Before the end of the Tory leadership contest I expect one of these two dangerously delusional candidates to pledge to bring back hanging. And the other one to respond with: “Hanging’s not good enough.” It’s the Frankenstein version of Monty Python’s Four Yorkshiremen sketch.

Lis Truss had earlier lowered the bar on what the Tories consider to be democratic engagement with an all-out assault on trade unions. She wants to widen restrictions on industrial action to more industries. The UK Foreign Secretary, who remains favourite to be the next UK Prime Minister, Truss wants to impose “minimum service levels” on what she says are “critical national infrastructures” in the first month of her government.
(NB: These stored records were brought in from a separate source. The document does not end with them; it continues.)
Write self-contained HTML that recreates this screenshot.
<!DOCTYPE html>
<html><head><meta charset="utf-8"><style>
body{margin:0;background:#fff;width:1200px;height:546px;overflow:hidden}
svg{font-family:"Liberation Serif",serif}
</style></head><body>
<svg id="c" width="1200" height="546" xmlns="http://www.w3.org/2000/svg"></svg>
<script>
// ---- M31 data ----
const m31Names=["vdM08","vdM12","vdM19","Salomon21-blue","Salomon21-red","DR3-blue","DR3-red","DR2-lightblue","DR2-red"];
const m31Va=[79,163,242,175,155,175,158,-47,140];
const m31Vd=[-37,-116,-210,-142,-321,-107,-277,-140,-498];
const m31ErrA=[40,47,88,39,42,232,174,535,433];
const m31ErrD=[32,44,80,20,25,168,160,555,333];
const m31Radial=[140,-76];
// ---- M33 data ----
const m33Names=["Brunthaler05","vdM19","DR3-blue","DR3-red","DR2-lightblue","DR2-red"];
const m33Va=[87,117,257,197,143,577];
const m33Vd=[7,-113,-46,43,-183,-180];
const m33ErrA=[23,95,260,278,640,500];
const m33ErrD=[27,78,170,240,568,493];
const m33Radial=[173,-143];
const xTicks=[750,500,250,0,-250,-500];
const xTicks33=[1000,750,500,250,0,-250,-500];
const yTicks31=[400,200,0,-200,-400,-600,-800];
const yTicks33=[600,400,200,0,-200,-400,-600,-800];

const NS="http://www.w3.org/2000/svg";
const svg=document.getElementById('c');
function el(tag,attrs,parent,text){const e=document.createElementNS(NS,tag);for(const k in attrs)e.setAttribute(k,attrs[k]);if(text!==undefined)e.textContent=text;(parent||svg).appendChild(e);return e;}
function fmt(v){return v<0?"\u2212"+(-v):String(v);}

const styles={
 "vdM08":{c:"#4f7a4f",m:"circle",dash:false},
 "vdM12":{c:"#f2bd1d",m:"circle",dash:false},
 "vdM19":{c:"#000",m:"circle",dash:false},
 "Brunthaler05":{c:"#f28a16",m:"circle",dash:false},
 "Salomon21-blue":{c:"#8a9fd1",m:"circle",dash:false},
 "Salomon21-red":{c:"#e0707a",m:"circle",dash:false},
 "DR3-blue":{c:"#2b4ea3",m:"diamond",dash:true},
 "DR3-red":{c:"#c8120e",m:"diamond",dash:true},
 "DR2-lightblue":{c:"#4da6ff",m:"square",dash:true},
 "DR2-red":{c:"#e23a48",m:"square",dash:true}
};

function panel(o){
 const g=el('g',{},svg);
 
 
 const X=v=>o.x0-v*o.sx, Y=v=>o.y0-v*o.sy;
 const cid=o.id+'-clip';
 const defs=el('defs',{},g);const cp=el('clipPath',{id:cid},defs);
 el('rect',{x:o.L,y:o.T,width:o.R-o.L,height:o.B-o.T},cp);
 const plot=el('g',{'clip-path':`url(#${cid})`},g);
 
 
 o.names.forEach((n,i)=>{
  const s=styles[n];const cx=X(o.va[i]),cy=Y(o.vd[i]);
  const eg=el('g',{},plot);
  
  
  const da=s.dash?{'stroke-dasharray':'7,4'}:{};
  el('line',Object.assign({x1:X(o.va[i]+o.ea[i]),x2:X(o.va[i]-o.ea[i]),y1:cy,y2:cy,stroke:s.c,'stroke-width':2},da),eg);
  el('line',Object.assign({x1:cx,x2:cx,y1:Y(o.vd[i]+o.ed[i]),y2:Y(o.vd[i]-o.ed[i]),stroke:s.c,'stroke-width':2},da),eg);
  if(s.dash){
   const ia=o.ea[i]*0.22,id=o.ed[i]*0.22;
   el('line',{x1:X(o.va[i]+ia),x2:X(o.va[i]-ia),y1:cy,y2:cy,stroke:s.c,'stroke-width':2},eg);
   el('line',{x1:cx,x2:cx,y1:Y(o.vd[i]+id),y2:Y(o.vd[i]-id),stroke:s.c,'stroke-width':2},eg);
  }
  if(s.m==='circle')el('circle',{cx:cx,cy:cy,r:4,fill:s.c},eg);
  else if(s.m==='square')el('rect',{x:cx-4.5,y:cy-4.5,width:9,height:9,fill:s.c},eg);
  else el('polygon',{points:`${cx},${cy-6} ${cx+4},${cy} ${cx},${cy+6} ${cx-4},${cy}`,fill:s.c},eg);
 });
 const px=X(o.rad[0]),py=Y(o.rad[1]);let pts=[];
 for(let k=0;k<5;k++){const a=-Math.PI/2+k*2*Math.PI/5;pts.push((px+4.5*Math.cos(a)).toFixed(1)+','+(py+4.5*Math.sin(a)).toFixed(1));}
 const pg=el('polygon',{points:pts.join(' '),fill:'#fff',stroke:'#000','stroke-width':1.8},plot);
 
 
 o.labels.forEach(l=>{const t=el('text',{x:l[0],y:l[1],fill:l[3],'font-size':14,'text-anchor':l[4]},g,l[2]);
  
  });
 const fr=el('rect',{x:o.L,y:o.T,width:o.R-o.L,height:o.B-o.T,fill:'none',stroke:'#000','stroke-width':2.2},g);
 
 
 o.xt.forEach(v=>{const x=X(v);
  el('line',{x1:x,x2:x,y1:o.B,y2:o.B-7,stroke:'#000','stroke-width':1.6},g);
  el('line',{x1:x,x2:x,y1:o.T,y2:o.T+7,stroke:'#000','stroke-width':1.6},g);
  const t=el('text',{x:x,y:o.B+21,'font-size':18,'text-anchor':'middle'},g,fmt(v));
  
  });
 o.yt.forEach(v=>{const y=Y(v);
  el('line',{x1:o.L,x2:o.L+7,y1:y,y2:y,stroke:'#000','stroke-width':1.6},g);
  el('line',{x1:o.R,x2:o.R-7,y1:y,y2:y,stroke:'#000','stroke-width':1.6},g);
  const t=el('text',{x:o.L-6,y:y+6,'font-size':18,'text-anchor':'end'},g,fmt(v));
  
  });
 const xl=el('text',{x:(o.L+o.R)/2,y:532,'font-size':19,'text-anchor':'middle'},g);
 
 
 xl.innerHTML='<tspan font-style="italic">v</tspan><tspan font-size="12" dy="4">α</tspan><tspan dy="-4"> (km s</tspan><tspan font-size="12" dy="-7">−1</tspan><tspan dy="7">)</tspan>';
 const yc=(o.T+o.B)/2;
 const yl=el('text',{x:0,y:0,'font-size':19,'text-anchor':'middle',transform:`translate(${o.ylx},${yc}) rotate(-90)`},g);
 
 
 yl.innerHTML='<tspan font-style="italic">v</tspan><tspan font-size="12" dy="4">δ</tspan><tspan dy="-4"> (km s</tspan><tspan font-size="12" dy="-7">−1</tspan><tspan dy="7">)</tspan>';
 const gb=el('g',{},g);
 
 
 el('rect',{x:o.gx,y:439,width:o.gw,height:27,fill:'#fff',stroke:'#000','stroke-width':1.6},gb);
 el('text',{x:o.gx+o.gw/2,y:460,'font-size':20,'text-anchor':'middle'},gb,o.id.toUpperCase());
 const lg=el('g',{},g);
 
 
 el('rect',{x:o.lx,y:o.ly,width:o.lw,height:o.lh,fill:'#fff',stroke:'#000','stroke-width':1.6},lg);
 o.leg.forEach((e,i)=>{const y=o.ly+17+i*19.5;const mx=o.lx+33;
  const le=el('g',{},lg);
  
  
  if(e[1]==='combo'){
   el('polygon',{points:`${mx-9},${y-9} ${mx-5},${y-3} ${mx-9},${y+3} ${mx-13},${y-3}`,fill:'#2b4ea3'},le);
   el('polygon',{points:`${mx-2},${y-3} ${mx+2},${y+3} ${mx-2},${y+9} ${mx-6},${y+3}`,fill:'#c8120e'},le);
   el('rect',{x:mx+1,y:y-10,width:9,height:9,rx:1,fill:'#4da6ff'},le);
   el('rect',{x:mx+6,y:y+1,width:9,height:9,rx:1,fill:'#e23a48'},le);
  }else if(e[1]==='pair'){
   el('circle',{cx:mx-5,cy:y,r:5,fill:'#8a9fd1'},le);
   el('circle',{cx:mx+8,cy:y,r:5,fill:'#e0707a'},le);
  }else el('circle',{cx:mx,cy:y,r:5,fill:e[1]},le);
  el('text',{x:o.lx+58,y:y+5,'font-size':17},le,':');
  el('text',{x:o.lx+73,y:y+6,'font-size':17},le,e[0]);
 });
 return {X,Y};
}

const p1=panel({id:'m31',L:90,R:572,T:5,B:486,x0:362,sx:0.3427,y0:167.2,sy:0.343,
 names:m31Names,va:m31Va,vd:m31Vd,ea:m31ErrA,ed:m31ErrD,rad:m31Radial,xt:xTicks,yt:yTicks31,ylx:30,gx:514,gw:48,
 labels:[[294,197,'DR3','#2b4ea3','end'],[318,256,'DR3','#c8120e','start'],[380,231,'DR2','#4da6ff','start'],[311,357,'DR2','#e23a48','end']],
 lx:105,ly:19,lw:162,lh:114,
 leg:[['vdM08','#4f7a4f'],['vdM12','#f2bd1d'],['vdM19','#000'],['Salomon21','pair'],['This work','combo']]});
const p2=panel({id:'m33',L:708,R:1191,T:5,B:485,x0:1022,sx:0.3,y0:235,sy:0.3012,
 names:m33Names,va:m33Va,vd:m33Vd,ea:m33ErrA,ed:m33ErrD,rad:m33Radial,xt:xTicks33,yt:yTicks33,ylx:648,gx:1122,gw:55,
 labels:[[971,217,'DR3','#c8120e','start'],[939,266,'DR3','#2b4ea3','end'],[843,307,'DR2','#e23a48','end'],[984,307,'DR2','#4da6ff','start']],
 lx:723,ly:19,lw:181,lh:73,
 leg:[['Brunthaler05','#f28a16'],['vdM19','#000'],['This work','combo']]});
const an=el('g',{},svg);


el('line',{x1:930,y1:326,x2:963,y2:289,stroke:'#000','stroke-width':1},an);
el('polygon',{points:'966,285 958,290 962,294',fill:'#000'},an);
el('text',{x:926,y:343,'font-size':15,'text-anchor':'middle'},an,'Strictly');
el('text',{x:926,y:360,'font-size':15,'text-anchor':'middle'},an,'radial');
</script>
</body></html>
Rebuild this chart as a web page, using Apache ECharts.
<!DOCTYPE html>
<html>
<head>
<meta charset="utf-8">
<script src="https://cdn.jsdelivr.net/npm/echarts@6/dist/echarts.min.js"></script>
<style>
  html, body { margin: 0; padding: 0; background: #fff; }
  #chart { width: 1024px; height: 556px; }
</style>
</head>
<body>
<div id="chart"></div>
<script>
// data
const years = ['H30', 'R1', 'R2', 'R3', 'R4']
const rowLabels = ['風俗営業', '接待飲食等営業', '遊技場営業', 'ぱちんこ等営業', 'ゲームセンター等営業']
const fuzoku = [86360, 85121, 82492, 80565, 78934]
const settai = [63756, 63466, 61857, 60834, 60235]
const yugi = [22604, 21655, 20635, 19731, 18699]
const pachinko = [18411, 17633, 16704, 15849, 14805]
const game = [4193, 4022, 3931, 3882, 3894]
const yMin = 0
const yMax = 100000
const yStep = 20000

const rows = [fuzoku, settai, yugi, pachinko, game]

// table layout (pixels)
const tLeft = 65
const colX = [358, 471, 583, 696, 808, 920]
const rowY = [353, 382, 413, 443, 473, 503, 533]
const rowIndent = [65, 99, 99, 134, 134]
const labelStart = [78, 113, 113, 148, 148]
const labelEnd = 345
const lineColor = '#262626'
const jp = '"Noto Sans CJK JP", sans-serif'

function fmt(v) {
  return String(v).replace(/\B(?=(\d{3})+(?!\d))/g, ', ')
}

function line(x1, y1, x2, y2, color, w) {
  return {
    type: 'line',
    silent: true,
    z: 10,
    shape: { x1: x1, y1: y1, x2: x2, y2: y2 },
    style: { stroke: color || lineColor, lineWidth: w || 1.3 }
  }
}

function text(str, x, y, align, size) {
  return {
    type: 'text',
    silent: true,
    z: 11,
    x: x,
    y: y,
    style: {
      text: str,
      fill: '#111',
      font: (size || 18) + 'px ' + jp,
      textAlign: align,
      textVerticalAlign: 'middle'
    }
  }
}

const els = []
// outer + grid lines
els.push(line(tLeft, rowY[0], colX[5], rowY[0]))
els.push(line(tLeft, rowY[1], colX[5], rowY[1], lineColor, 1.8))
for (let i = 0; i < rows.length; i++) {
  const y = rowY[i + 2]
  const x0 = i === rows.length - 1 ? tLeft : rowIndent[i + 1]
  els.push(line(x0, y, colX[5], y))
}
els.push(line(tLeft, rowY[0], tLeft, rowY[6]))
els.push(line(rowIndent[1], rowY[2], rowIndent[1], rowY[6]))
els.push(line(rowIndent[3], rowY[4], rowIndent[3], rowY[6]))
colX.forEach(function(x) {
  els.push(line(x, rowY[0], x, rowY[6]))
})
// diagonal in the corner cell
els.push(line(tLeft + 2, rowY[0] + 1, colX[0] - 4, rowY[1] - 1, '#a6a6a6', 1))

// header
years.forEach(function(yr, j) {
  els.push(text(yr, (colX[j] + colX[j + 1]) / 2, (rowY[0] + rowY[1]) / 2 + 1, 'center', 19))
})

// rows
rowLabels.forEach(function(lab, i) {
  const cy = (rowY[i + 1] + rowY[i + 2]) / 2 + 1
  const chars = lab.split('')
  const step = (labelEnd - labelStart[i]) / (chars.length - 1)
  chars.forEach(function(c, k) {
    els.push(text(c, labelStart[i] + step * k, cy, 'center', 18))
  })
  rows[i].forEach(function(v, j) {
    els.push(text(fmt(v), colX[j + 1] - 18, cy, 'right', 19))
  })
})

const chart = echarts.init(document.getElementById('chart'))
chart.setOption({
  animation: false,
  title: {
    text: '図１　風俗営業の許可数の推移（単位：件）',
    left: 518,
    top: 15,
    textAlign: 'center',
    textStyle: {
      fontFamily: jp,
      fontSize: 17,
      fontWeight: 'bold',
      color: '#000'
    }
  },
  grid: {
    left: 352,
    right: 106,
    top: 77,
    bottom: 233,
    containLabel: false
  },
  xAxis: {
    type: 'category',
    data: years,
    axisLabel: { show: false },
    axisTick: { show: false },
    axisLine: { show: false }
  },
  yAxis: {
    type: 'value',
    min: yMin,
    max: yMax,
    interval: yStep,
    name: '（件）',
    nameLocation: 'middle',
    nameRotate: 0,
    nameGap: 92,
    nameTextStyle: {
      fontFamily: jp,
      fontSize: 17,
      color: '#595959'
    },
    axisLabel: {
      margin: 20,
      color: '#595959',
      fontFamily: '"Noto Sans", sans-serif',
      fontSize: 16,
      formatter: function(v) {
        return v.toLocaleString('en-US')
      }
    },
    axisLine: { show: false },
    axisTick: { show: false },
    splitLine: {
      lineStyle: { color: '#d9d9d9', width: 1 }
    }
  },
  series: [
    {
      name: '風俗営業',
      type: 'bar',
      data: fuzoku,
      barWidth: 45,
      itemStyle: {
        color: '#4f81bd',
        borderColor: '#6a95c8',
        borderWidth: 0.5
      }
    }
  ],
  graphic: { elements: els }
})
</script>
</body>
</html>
Her planned crackdown would now extend to teachers, postal workers and the energy sector. It would hand power to directors and chief executives to determine minimum staffing levels and potentially criminalise any organised dissent.

At any other time this too could be dismissed as playing to the lowest Tory life-forms in a winner-takes-all contest. But, what makes it more chilling is that even if her premiership were to be short-lived, nothing of Sir Keir Starmer’s agenda gives you any confidence that he would seek to unstitch such oppressive legislation.

North of the Border, this malady has also been evident in the Scottish Government’s chaotic and iniquitous attempts to restrict the thoughts and words of the public at large. The Offensive Behaviour at Football and Threatening Communications Act criminalised an entire section of mainly working class men for singing songs that the UK Government would doubtless have deemed “hatred of Britain”.

When that law was (often literally) laughed out of several courts in the land the Scottish Government sought another way of cracking down on the tendency of Scotland’s edgier citizens to express iniquitous thoughts with its notorious Hate Crime Legislation. At one time, it even encouraged family members or private guests to report slovenly speech around the dinner table.

It’s not hatred of the UK by the people that’s the problem here. It’s hatred of the people by our political leaders that we need to address.